Ours was a meat and potatoes family. My grandpa was a butcher, and always brought home some butcher-paper wrapped cut, likely discounted for him. A potato of some sort, an overcooked green vegetable, an iceberg lettuce salad, and gravy were the usual accompaniments. This is still a perfectly acceptable table for me-- not that I get it all that often. 

These days my comfort foods, like any good foodie, lean toward Puttanesca, tacos, pho with extra noodles, a fat, cheffed-up burger.

But today I thought to make pot roast. I bought the biggest cut of chuck at the store, hedging for a moment wondering why I was doing this when there’s only three of us to feed, but then recalling Maggie Hennesey’s recent article “Why Do We Cook Too Much for the People We Love?” I knew that my choice of hunk o’ hunk of beefy love was about ensuring that we’re all going to be OK. At least for tonight. 
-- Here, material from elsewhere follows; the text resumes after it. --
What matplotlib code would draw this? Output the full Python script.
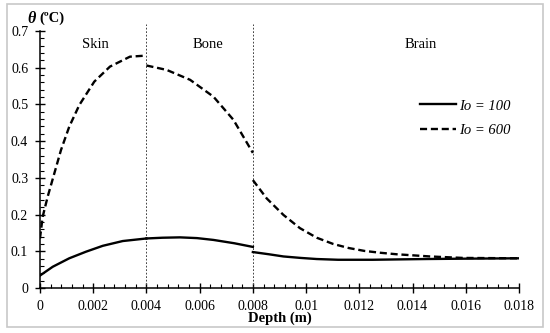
import matplotlib
matplotlib.use('Agg')
import matplotlib.pyplot as plt
from matplotlib.patches import Rectangle
from matplotlib.ticker import MultipleLocator

plt.rcParams['font.family'] = ['Liberation Serif', 'DejaVu Serif']

# Io = 100, solid line, one piece per layer
skin_x_100 = [0.0, 0.00048, 0.0011, 0.00173, 0.00236, 0.00311, 0.004]
skin_y_100 = [0.034, 0.058, 0.081, 0.099, 0.115, 0.128, 0.135]
bone_x_100 = [0.004, 0.0046, 0.00526, 0.0059, 0.00652, 0.0073, 0.008]
bone_y_100 = [0.135, 0.137, 0.138, 0.136, 0.131, 0.122, 0.112]
brain_x_100 = [0.008, 0.0086, 0.00915, 0.0098, 0.0104, 0.0112, 0.0125, 0.0145, 0.016, 0.018]
brain_y_100 = [0.098, 0.092, 0.086, 0.082, 0.079, 0.077, 0.077, 0.079, 0.080, 0.081]

# Io = 600, dashed line
skin_x_600 = [0.0, 0.0001, 0.00029, 0.00054, 0.00079, 0.0011, 0.00148, 0.00204,
              0.00263, 0.00338, 0.004]
skin_y_600 = [0.135, 0.194, 0.249, 0.3125, 0.376, 0.4395, 0.4986, 0.562,
              0.603, 0.630, 0.633]
bone_x_600 = [0.004, 0.00476, 0.00564, 0.00652, 0.00727, 0.008]
bone_y_600 = [0.606, 0.594, 0.567, 0.521, 0.458, 0.368]
brain_x_600 = [0.008, 0.00852, 0.00915, 0.00977, 0.0104, 0.01102, 0.0116, 0.0122,
               0.0128, 0.0134, 0.01466, 0.0159, 0.018]
brain_y_600 = [0.294, 0.244, 0.199, 0.163, 0.137, 0.120, 0.109, 0.101,
               0.096, 0.092, 0.086, 0.082, 0.081]

layer_names = ['Skin', 'Bone', 'Brain']
layer_label_x = [0.0021, 0.0063, 0.0143]
boundaries = [0.004, 0.008]

fig = plt.figure(figsize=(5.5, 3.33), dpi=100)
ax = fig.add_axes([0.0727, 0.135, 0.8709, 0.772])

fig.patches.append(Rectangle((7 / 550, 6 / 333), 536 / 550, 323 / 333,
                             transform=fig.transFigure, fill=False,
                             edgecolor='#c8c8c8', linewidth=1.2))

for b in boundaries:
    ax.plot([b, b], [0, 0.72], color='#444444', lw=0.7, ls=(0, (1.8, 1.8)), clip_on=False)

ax.plot(skin_x_100, skin_y_100, 'k-', lw=1.7, label='Io = 100')
ax.plot(bone_x_100, bone_y_100, 'k-', lw=1.7)
ax.plot(brain_x_100, brain_y_100, 'k-', lw=1.7)

dash = (0, (3, 1.6))
ax.plot(skin_x_600, skin_y_600, color='k', ls=dash, lw=1.7, label='Io = 600')
ax.plot(bone_x_600, bone_y_600, color='k', ls=dash, lw=1.7)
ax.plot(brain_x_600, brain_y_600, color='k', ls=dash, lw=1.7)

for name, lx in zip(layer_names, layer_label_x):
    ax.text(lx, 0.664, name, ha='center', va='center', fontsize=10.5)

ax.set_xlim(0, 0.018)
ax.set_ylim(0, 0.7)
ax.xaxis.set_minor_locator(MultipleLocator(0.0004))
ax.yaxis.set_minor_locator(MultipleLocator(0.02))
ax.set_xticks([0, 0.002, 0.004, 0.006, 0.008, 0.01, 0.012, 0.014, 0.016, 0.018])
ax.set_xticklabels(['0', '0.002', '0.004', '0.006', '0.008', '0.01', '0.012', '0.014', '0.016', '0.018'])
ax.set_yticks([0, 0.1, 0.2, 0.3, 0.4, 0.5, 0.6, 0.7])
ax.set_yticklabels(['0', '0.1', '0.2', '0.3', '0.4', '0.5', '0.6', '0.7'])
ax.tick_params(which='major', direction='inout', length=7, width=1, labelsize=10, pad=5)
ax.tick_params(which='minor', direction='in', length=3, width=0.8)

for s in ['top', 'right']:
    ax.spines[s].set_visible(False)
for s in ['left', 'bottom']:
    ax.spines[s].set_linewidth(1.1)

ax.set_xlabel('Depth (m)', fontsize=10.5, fontweight='bold', labelpad=-1)
fig.text(27 / 550, 0.944, 'θ', fontsize=11.5, fontweight='bold', fontstyle='italic',
         ha='left', va='center')
fig.text(39 / 550, 0.944, '(ºC)', fontsize=10.5, fontweight='bold', ha='left', va='center')

leg = ax.legend(loc='upper right', bbox_to_anchor=(1.01, 0.785), frameon=False,
                handlelength=2.5, handletextpad=0.2, labelspacing=0.8,
                prop={'style': 'italic', 'size': 10.5})

fig.savefig('out.png', dpi=100)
I mostly don’t cook much at home anymore-- Sean has edged me out with his superior skillz, and I’ve acquiesced that our home kitchen really is his domain. But tonight, I couldn’t wait to get at the stove and start chopping veg (extra onion, for gramma) to nestle into the pot, and let her rip on low for hours and hours. When the house filled with the aroma of cooked down wine and beef stock, I felt happy again, as if my gramma Jan was just around the corner, about to grab me by the hand. 

My grandma’s pot roasts were simple things-- I doubt if she ever plied hers with wine-- wine was a luxury best left for the goblet-- and my overabundance of leftover pinot noirs and cabs, half drunk, pushed into the corner to save for cooking would probably have seemed like an oddity to her. 

But pot roasts are personal, and as long as you have a hunk of meat, some liquid, and some time, you have not just dinner, but a figurative, comforting squeeze on the hand.

My pot roast hack:

Confession: I use Thomas Keller’s braised short ribs recipe and sub out chuck, but I shortcut the whole thing. Basically, I throw all of the ingredients in his overly fussy recipe into a pot, and let it rip.

If my grandma would have scoffed at cooking wine, imagine how she would have felt about clarification, cartouche, and chinois. Nah-- just throw it all in there, I say. If there are any French purists here, just look away.

Pot roast is really an ode to gramma, and I don’t think a three day ordeal involving cheesecloth is necessary. But you do you. 

Once the meat is tender, reduce the braising liquid by at least half. If you’re feeling fancy, whisk in a knob of butter.